Başkanı olduğu Trabzonspor’un haklarını korumak yerine, şampiyonluğunu çalanlarla iş birliği yapıp camiasını sırtından bıçaklayan birinin önderliğinde kurulan bir takımın sahada bu kadar bile mücadele ediyor olması aslına bakarsanız mucizedir. Hele bir de bu ihanete rağmen tribünlerin büyük bir kısmının sanki yaşananlardan memnun olduklarını haykırırcasına tezahüratlar yapması ve yaşanan bu olaylar karşısında tepki vermiyor olması bu takımın ve bu sonuçların bile bazıları için fazla olduğunu tesciller nitelikteydi.

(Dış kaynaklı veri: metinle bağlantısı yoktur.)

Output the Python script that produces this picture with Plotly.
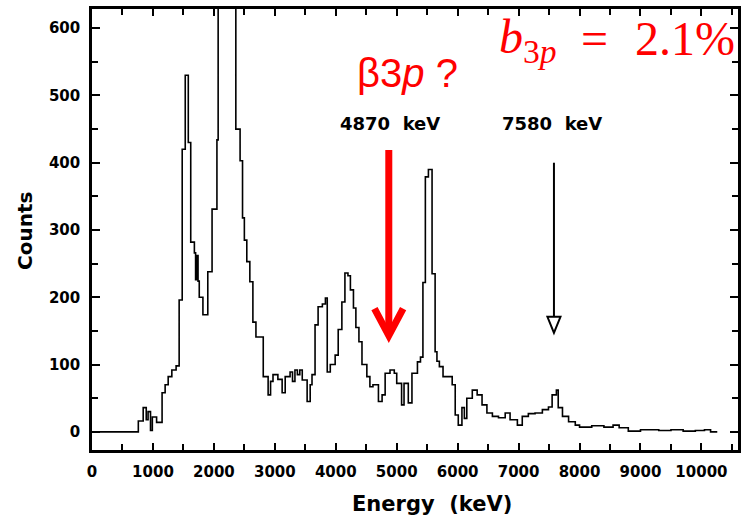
import plotly.graph_objects as go

# Histogram: bin left edges (keV) and counts
energy_keV = [0, 760, 840, 890, 920, 960, 990, 1060, 1150, 1200, 1250, 1310, 1380, 1430,
              1480, 1530, 1580, 1620, 1680, 1700, 1720, 1740, 1760, 1820, 1900, 1970, 2050,
              2070, 2360, 2430, 2470, 2500, 2540, 2590, 2640, 2690, 2810, 2890, 2930, 2970,
              3050, 3120, 3170, 3250, 3290, 3330, 3370, 3410, 3450, 3530, 3580, 3610, 3660,
              3710, 3780, 3830, 3860, 3910, 3990, 4040, 4100, 4150, 4200, 4240, 4290, 4330,
              4380, 4430, 4510, 4560, 4610, 4700, 4760, 4810, 4890, 4960, 5000, 5080, 5120,
              5190, 5250, 5340, 5390, 5430, 5470, 5520, 5580, 5630, 5660, 5700, 5760, 5910,
              5960, 6010, 6070, 6110, 6150, 6240, 6320, 6400, 6480, 6570, 6670, 6780, 6860,
              6980, 7060, 7160, 7270, 7390, 7490, 7550, 7620, 7650, 7720, 7820, 7930, 8000,
              8200, 8400, 8550, 8650, 8800, 9000, 9300, 9500, 9700, 9900, 10050, 10150, 10260]
counts = [0, 16, 36, 18, 30, 2, 22, 14, 58, 70, 82, 92, 98, 196,
          420, 530, 430, 282, 266, 226, 262, 224, 200, 174, 238, 331, 434,
          900, 450, 403, 318, 285, 253, 223, 163, 141, 82, 55, 75, 85,
          78, 58, 82, 89, 75, 92, 85, 92, 77, 45, 70, 85, 159,
          186, 190, 199, 89, 100, 114, 152, 193, 236, 232, 211, 184, 155,
          134, 100, 82, 67, 70, 45, 55, 87, 92, 87, 72, 40, 72,
          43, 87, 104, 111, 222, 379, 390, 235, 119, 105, 97, 82, 70,
          25, 10, 36, 20, 50, 62, 55, 40, 28, 23, 21, 28, 18,
          10, 23, 27, 28, 33, 37, 55, 62, 36, 23, 15, 10, 7,
          9, 7, 10, 6, 1, 3, 2, 3, 1, 2, 3, 0, 0]

x_tick_vals = [0, 1000, 2000, 3000, 4000, 5000, 6000, 7000, 8000, 9000, 10000]
x_tick_text = ["0", "1000", "2000", "3000", "4000", "5000", "6000", "7000", "8000", "9000", "10000"]
y_tick_vals = [0, 100, 200, 300, 400, 500, 600]
y_tick_text = ["0", "100", "200", "300", "400", "500", "600"]

red_arrow_keV = 4870
black_arrow_keV = 7580

RED = "#ff0000"
TICKFONT = dict(family="DejaVu Sans", size=15, color="black", weight="bold")

fig = go.Figure()
fig.add_trace(go.Scatter(x=energy_keV, y=counts, mode="lines",
                         line=dict(color="black", width=1.6, shape="hv"),
                         hoverinfo="skip", showlegend=False))

fig.update_layout(
    width=745, height=518,
    margin=dict(l=92, r=7, t=9, b=68, autoexpand=False),
    paper_bgcolor="white", plot_bgcolor="white",
    xaxis=dict(range=[0, 10600], tickvals=x_tick_vals, ticktext=x_tick_text,
               ticks="inside", ticklen=7,
               tickwidth=2, tickcolor="black", showline=True, linewidth=2.5,
               linecolor="black", mirror="allticks", showgrid=False, zeroline=False,
               tickfont=TICKFONT, ticklabelstandoff=6,
               minor=dict(dtick=500, ticks="inside", ticklen=6, tickwidth=2,
                          tickcolor="black", showgrid=False)),
    yaxis=dict(range=[-27, 628.5], tickvals=y_tick_vals, ticktext=y_tick_text,
               ticks="inside", ticklen=8,
               tickwidth=2, tickcolor="black", showline=True, linewidth=2.5,
               linecolor="black", mirror="allticks", showgrid=False, zeroline=False,
               tickfont=TICKFONT, ticklabelstandoff=6,
               minor=dict(dtick=50, ticks="inside", ticklen=6, tickwidth=2,
                          tickcolor="black", showgrid=False)),
)


def px_to_paper(px, py):
    # pixel position in the 745x518 picture -> paper coordinates of the plot area
    return (px - 92) / 646.0, (450 - py) / 441.0


ex, ey = px_to_paper(432, 504)
cx, cy = px_to_paper(25, 231)
bx, by = px_to_paper(407, 73)
fx1, fy1 = px_to_paper(497, 40)
fx2, fy2 = px_to_paper(594, 38)
fx3, fy3 = px_to_paper(685, 38)


def ann(text, x, y, font, xref="paper", yref="paper", **kw):
    d = dict(text=text, x=x, y=y, xref=xref, yref=yref, showarrow=False,
             xanchor="center", yanchor="middle", font=font)
    d.update(kw)
    return d


annotations = [
    ann("Energy\u00a0\u00a0(keV)", ex, ey,
        dict(family="DejaVu Sans", size=21, color="black", weight="bold")),
    ann("Counts", cx, cy,
        dict(family="DejaVu Sans", size=20, color="black", weight="bold"), textangle=-90),
    ann("4870\u00a0\u00a0keV", red_arrow_keV + 20, 459,
        dict(family="DejaVu Sans", size=18, color="black", weight="bold"), xref="x", yref="y"),
    ann("7580\u00a0\u00a0keV", black_arrow_keV - 40, 459,
        dict(family="DejaVu Sans", size=18, color="black", weight="bold"), xref="x", yref="y"),
    ann("β3<i>p</i> ?", bx, by, dict(family="Liberation Sans", size=40, color=RED)),
    ann("<i>b</i><sub>3<i>p</i></sub>", fx1, fy1,
        dict(family="Liberation Serif", size=48, color=RED), xanchor="left"),
    ann("=", fx2, fy2, dict(family="Liberation Serif", size=48, color=RED)),
    ann("2.1%", fx3, fy3, dict(family="Liberation Serif", size=48, color=RED)),
]
fig.update_layout(annotations=annotations)

# arrows
half_chev = 235
half_tri = 107
fig.add_shape(type="line", x0=red_arrow_keV, x1=red_arrow_keV, y0=419, y1=150,
              xref="x", yref="y", line=dict(color=RED, width=7))
fig.add_shape(type="path", xref="x", yref="y",
              path=f"M {red_arrow_keV - half_chev},183 L {red_arrow_keV},143 L {red_arrow_keV + half_chev},183",
              line=dict(color=RED, width=7))
fig.add_shape(type="line", x0=black_arrow_keV, x1=black_arrow_keV, y0=400, y1=171,
              xref="x", yref="y", line=dict(color="black", width=2))
fig.add_shape(type="path", xref="x", yref="y",
              path=f"M {black_arrow_keV - half_tri},171 L {black_arrow_keV + half_tri},171 L {black_arrow_keV},147 Z",
              fillcolor="white", line=dict(color="black", width=2))

fig.write_html("out.html", config={"displayModeBar": False},
               post_script="document.body.style.margin='0';document.body.style.padding='0';")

Sezon başında sözüm ona Şampiyonlar Ligi için kurulmuş olan kadro bu güne kadar oynadığı hemen hemen bütün karşılaşmalarda yaptığı gibi Mersin İ.Y. karşısında da ezilerek tamamladı ilk yarıyı. Koca 45 dakika boyunca bırakın gol pozisyonuna girmeyi kaleyi tutan isabetli bir şutu olmayan bir takım aslına bakarsınız eleştirilmeye bile değmez ama görünenleri de söylemek bir yerde boynumuzun borcu.
Şenol Güneş son haftalarda yenen kamyon yüküyle golün faturasını Aykut ve Celutska’ya çıkarmış olacak ki biri kenarda diğeri ise tribünde idi ama görüldü ki sorun bu futbolcularla da sınırlı değil. Sezon başından beri olumlu bir tek maçı olmayan Alanzinho, Colman ve Zokora’dan kurulu orta saha her zamanki gibi toptan kaçarak oynadı. Nadir olarak aldıkları topları da çoğunlukla rakibe teslim ettikleri de yetmezmiş gibi orta sahada rakibe baskı uygulamayarak ve adamlarını kovalamayarak Mersin’li futbolcuların işlerini kolaylaştırdılar. Sergiledikleri performansa bakınca toplam 15 milyon avro bonservis verilerek transfer edilen Zokora, Adrian ve Henrique üçlüsünün geldikleri kulüplerin kasasına bu meblağın ne kadarının girdiğini düşünmeden edemiyor insan.
Şenol Güneş ve oyuncuları her zamanki gibi beni şaşırtmayarak başladı ikinci yarıya. Hoca sahanın vasıfsız oyuncularını sahada tutarak, oyuncularda ilk yarıda olduğu gibi Mecnun misali sahada gezinerek istikrarlarını korudular. Bunun sonucu olarak da yapılan zincirleme hatalara hala neden transfer edildiğini anlayamadığım Cech’in ofsayt’ı bozması eklenince Mersin ikinci golü bulmuş oldu. Bu golden sonra gerek Mersin’li futbolcuların savunmaya çekilmesi gerekse Trabzonspor’luların refleksi sonucu maçta fark bir sayıya indi. Bu golden sonra kısa bir süre sonra beraberliğin gelmemesi ise Henrique’nin boş kaleye bile topu yuvarlayamayacak derecede kabiliyetsiz bir futbolcu olmasından kaynaklıydı. Bu vesile ile kendisini transfer edenlere tekrar selam olsun.
Takım tam da Mersin sahasına yerleşmiş beraberlik golü için bastırırken Şenol Güneş sahanın o dakikalardaki en etkili oyuncusu olan Volkan’ı oyundan çıkararak herkese kamera şakası olmalı dedirten bir hamleye imza attı. Bu hamle aynı zamanda Trabzonspor’un sol kanadının etkinliğini de ortadan kaldırmıştı ki takımın ligin ikinci yarısında Burak ile birlikte yükünü çeken Olcan 83. Dakikada yine kişisel becerisiyle güzel bir gol atarak takımına beraberliği kazandırırken geride kalan dakikalar için de galibiyeti yakalama adına bir umut olmuştu ki sahada ne yaptığı belli olmayan Henrique’nin kaçırdığı fırsatları Hasan Üçüncü’nün golüyle taçlandıran Trabzonspor savunması galibiyeti rakiplerine armağan etmiş oldu.
Bu mağlubiyet bir kez daha gösterdi ki, bu takımdan ne köy olur ne de kasaba. Üç gol yediğiniz Kayseri bir sonraki hafta gol atamıyorsa, 4 gol yediğiniz PSV 14 tane de kaçırıyorsa, kendi sahanızda kendi seyirciniz önünde Mersin İ.Y.’den 3 gol yiyorsanız sanırım savunulacak bir şey kalmamış demektir. Söylenecek tek şey Mersi’n Sadri’cim. Eserinle övünebilirsin.